Short problem:
Drop the pictures, then extract the listing word for word.
▶
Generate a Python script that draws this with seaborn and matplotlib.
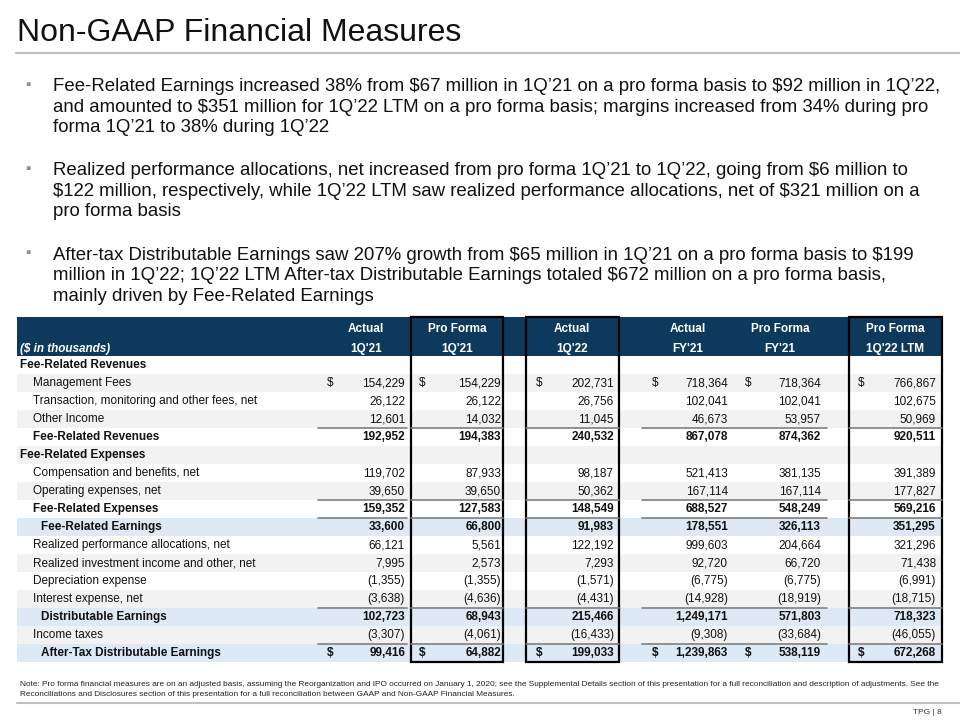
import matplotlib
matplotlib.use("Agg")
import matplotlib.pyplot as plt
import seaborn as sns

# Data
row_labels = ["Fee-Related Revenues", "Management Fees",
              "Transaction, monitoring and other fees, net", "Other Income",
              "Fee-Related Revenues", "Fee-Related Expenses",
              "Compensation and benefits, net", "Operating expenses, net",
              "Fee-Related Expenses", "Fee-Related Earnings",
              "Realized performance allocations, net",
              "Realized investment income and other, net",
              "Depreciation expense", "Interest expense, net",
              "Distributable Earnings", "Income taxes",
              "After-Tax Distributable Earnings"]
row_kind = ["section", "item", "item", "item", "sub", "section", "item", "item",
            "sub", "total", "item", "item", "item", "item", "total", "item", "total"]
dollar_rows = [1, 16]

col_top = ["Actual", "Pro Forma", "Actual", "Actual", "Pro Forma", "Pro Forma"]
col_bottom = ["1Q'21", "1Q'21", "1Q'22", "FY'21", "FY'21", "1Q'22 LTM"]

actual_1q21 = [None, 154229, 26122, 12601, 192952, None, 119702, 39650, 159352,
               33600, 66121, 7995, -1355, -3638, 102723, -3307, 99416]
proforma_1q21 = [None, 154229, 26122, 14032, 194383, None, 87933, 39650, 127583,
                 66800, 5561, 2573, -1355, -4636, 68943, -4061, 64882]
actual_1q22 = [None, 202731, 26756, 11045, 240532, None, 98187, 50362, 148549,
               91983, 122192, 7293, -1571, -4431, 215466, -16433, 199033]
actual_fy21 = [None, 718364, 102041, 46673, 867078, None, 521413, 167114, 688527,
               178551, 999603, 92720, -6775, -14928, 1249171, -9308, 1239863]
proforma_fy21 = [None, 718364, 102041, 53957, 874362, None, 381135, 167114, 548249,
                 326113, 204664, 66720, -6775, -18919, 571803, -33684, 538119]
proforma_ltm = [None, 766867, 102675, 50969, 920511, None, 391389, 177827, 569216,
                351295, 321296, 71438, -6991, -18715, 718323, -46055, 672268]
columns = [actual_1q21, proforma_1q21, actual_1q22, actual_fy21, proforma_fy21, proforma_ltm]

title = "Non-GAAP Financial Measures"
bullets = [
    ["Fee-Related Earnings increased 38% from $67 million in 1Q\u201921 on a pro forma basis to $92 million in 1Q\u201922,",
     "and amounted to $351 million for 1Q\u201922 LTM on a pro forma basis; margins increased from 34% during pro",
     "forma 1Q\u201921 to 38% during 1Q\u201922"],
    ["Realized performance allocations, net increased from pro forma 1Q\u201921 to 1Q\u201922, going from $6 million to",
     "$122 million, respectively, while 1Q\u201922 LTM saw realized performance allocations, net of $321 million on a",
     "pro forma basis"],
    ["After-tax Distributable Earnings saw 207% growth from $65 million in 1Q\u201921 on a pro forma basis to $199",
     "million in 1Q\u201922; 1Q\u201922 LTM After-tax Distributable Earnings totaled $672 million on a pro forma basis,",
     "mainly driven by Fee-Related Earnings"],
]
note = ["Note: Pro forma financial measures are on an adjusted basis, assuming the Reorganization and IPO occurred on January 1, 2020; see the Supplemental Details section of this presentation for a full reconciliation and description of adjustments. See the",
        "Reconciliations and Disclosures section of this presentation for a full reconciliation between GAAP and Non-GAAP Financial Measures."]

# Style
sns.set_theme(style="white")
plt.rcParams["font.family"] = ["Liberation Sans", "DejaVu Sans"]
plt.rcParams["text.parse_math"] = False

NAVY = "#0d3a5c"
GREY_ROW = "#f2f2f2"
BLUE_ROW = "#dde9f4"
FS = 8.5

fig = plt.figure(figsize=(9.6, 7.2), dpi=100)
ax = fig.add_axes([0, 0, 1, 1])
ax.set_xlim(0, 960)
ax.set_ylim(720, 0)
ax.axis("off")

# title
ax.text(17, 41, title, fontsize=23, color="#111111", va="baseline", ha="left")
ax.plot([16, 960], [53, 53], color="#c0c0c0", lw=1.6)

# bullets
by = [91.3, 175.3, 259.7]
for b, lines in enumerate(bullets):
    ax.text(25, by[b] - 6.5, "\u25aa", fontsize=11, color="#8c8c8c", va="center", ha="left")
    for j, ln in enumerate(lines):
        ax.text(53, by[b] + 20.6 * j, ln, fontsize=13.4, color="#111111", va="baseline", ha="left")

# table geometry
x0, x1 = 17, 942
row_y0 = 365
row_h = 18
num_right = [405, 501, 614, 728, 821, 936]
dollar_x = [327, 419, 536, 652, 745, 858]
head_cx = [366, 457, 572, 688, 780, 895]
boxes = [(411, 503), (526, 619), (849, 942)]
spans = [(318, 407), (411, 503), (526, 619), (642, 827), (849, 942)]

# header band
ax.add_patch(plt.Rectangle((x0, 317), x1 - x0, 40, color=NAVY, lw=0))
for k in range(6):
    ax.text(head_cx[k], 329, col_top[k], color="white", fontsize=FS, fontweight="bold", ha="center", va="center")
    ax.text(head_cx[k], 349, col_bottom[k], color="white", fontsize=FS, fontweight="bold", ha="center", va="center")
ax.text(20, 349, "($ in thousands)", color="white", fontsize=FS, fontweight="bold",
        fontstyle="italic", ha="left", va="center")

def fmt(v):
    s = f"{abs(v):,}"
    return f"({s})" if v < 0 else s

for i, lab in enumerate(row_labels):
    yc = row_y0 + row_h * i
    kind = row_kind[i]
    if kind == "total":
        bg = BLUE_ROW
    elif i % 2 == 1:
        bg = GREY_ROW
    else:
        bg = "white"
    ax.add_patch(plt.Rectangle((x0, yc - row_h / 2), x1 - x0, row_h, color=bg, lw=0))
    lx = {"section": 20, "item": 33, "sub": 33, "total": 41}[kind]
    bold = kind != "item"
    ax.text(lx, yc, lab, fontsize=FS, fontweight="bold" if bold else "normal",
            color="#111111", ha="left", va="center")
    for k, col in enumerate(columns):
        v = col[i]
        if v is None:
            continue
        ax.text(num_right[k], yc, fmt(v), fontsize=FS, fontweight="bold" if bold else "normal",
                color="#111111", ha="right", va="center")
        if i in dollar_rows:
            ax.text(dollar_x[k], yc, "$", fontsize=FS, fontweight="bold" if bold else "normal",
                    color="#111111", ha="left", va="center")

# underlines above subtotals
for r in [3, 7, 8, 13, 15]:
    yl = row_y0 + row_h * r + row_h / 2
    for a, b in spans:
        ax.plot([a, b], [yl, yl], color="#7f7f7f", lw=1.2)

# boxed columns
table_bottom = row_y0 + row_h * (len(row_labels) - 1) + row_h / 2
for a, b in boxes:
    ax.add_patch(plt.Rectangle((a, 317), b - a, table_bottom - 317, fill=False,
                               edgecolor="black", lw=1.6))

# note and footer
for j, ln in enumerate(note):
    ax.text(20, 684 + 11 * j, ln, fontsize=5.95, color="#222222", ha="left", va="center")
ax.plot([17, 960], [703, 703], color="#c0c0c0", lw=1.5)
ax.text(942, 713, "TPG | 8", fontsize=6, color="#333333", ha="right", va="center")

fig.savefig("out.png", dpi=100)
◀
Written reply:
Generate a Python script that draws this with seaborn and matplotlib.
import matplotlib
matplotlib.use("Agg")
import matplotlib.pyplot as plt
import seaborn as sns

# Data
row_labels = ["Fee-Related Revenues", "Management Fees",
              "Transaction, monitoring and other fees, net", "Other Income",
              "Fee-Related Revenues", "Fee-Related Expenses",
              "Compensation and benefits, net", "Operating expenses, net",
              "Fee-Related Expenses", "Fee-Related Earnings",
              "Realized performance allocations, net",
              "Realized investment income and other, net",
              "Depreciation expense", "Interest expense, net",
              "Distributable Earnings", "Income taxes",
              "After-Tax Distributable Earnings"]
row_kind = ["section", "item", "item", "item", "sub", "section", "item", "item",
            "sub", "total", "item", "item", "item", "item", "total", "item", "total"]
dollar_rows = [1, 16]

col_top = ["Actual", "Pro Forma", "Actual", "Actual", "Pro Forma", "Pro Forma"]
col_bottom = ["1Q'21", "1Q'21", "1Q'22", "FY'21", "FY'21", "1Q'22 LTM"]

actual_1q21 = [None, 154229, 26122, 12601, 192952, None, 119702, 39650, 159352,
               33600, 66121, 7995, -1355, -3638, 102723, -3307, 99416]
proforma_1q21 = [None, 154229, 26122, 14032, 194383, None, 87933, 39650, 127583,
                 66800, 5561, 2573, -1355, -4636, 68943, -4061, 64882]
actual_1q22 = [None, 202731, 26756, 11045, 240532, None, 98187, 50362, 148549,
               91983, 122192, 7293, -1571, -4431, 215466, -16433, 199033]
actual_fy21 = [None, 718364, 102041, 46673, 867078, None, 521413, 167114, 688527,
               178551, 999603, 92720, -6775, -14928, 1249171, -9308, 1239863]
proforma_fy21 = [None, 718364, 102041, 53957, 874362, None, 381135, 167114, 548249,
                 326113, 204664, 66720, -6775, -18919, 571803, -33684, 538119]
proforma_ltm = [None, 766867, 102675, 50969, 920511, None, 391389, 177827, 569216,
                351295, 321296, 71438, -6991, -18715, 718323, -46055, 672268]
columns = [actual_1q21, proforma_1q21, actual_1q22, actual_fy21, proforma_fy21, proforma_ltm]

title = "Non-GAAP Financial Measures"
bullets = [
    ["Fee-Related Earnings increased 38% from $67 million in 1Q\u201921 on a pro forma basis to $92 million in 1Q\u201922,",
     "and amounted to $351 million for 1Q\u201922 LTM on a pro forma basis; margins increased from 34% during pro",
     "forma 1Q\u201921 to 38% during 1Q\u201922"],
    ["Realized performance allocations, net increased from pro forma 1Q\u201921 to 1Q\u201922, going from $6 million to",
     "$122 million, respectively, while 1Q\u201922 LTM saw realized performance allocations, net of $321 million on a",
     "pro forma basis"],
    ["After-tax Distributable Earnings saw 207% growth from $65 million in 1Q\u201921 on a pro forma basis to $199",
     "million in 1Q\u201922; 1Q\u201922 LTM After-tax Distributable Earnings totaled $672 million on a pro forma basis,",
     "mainly driven by Fee-Related Earnings"],
]
note = ["Note: Pro forma financial measures are on an adjusted basis, assuming the Reorganization and IPO occurred on January 1, 2020; see the Supplemental Details section of this presentation for a full reconciliation and description of adjustments. See the",
        "Reconciliations and Disclosures section of this presentation for a full reconciliation between GAAP and Non-GAAP Financial Measures."]

# Style
sns.set_theme(style="white")
plt.rcParams["font.family"] = ["Liberation Sans", "DejaVu Sans"]
plt.rcParams["text.parse_math"] = False

NAVY = "#0d3a5c"
GREY_ROW = "#f2f2f2"
BLUE_ROW = "#dde9f4"
FS = 8.5

fig = plt.figure(figsize=(9.6, 7.2), dpi=100)
ax = fig.add_axes([0, 0, 1, 1])
ax.set_xlim(0, 960)
ax.set_ylim(720, 0)
ax.axis("off")

# title
ax.text(17, 41, title, fontsize=23, color="#111111", va="baseline", ha="left")
ax.plot([16, 960], [53, 53], color="#c0c0c0", lw=1.6)

# bullets
by = [91.3, 175.3, 259.7]
for b, lines in enumerate(bullets):
    ax.text(25, by[b] - 6.5, "\u25aa", fontsize=11, color="#8c8c8c", va="center", ha="left")
    for j, ln in enumerate(lines):
        ax.text(53, by[b] + 20.6 * j, ln, fontsize=13.4, color="#111111", va="baseline", ha="left")

# table geometry
x0, x1 = 17, 942
row_y0 = 365
row_h = 18
num_right = [405, 501, 614, 728, 821, 936]
dollar_x = [327, 419, 536, 652, 745, 858]
head_cx = [366, 457, 572, 688, 780, 895]
boxes = [(411, 503), (526, 619), (849, 942)]
spans = [(318, 407), (411, 503), (526, 619), (642, 827), (849, 942)]

# header band
ax.add_patch(plt.Rectangle((x0, 317), x1 - x0, 40, color=NAVY, lw=0))
for k in range(6):
    ax.text(head_cx[k], 329, col_top[k], color="white", fontsize=FS, fontweight="bold", ha="center", va="center")
    ax.text(head_cx[k], 349, col_bottom[k], color="white", fontsize=FS, fontweight="bold", ha="center", va="center")
ax.text(20, 349, "($ in thousands)", color="white", fontsize=FS, fontweight="bold",
        fontstyle="italic", ha="left", va="center")

def fmt(v):
    s = f"{abs(v):,}"
    return f"({s})" if v < 0 else s

for i, lab in enumerate(row_labels):
    yc = row_y0 + row_h * i
    kind = row_kind[i]
    if kind == "total":
        bg = BLUE_ROW
    elif i % 2 == 1:
        bg = GREY_ROW
    else:
        bg = "white"
    ax.add_patch(plt.Rectangle((x0, yc - row_h / 2), x1 - x0, row_h, color=bg, lw=0))
    lx = {"section": 20, "item": 33, "sub": 33, "total": 41}[kind]
    bold = kind != "item"
    ax.text(lx, yc, lab, fontsize=FS, fontweight="bold" if bold else "normal",
            color="#111111", ha="left", va="center")
    for k, col in enumerate(columns):
        v = col[i]
        if v is None:
            continue
        ax.text(num_right[k], yc, fmt(v), fontsize=FS, fontweight="bold" if bold else "normal",
                color="#111111", ha="right", va="center")
        if i in dollar_rows:
            ax.text(dollar_x[k], yc, "$", fontsize=FS, fontweight="bold" if bold else "normal",
                    color="#111111", ha="left", va="center")

# underlines above subtotals
for r in [3, 7, 8, 13, 15]:
    yl = row_y0 + row_h * r + row_h / 2
    for a, b in spans:
        ax.plot([a, b], [yl, yl], color="#7f7f7f", lw=1.2)

# boxed columns
table_bottom = row_y0 + row_h * (len(row_labels) - 1) + row_h / 2
for a, b in boxes:
    ax.add_patch(plt.Rectangle((a, 317), b - a, table_bottom - 317, fill=False,
                               edgecolor="black", lw=1.6))

# note and footer
for j, ln in enumerate(note):
    ax.text(20, 684 + 11 * j, ln, fontsize=5.95, color="#222222", ha="left", va="center")
ax.plot([17, 960], [703, 703], color="#c0c0c0", lw=1.5)
ax.text(942, 713, "TPG | 8", fontsize=6, color="#333333", ha="right", va="center")

fig.savefig("out.png", dpi=100)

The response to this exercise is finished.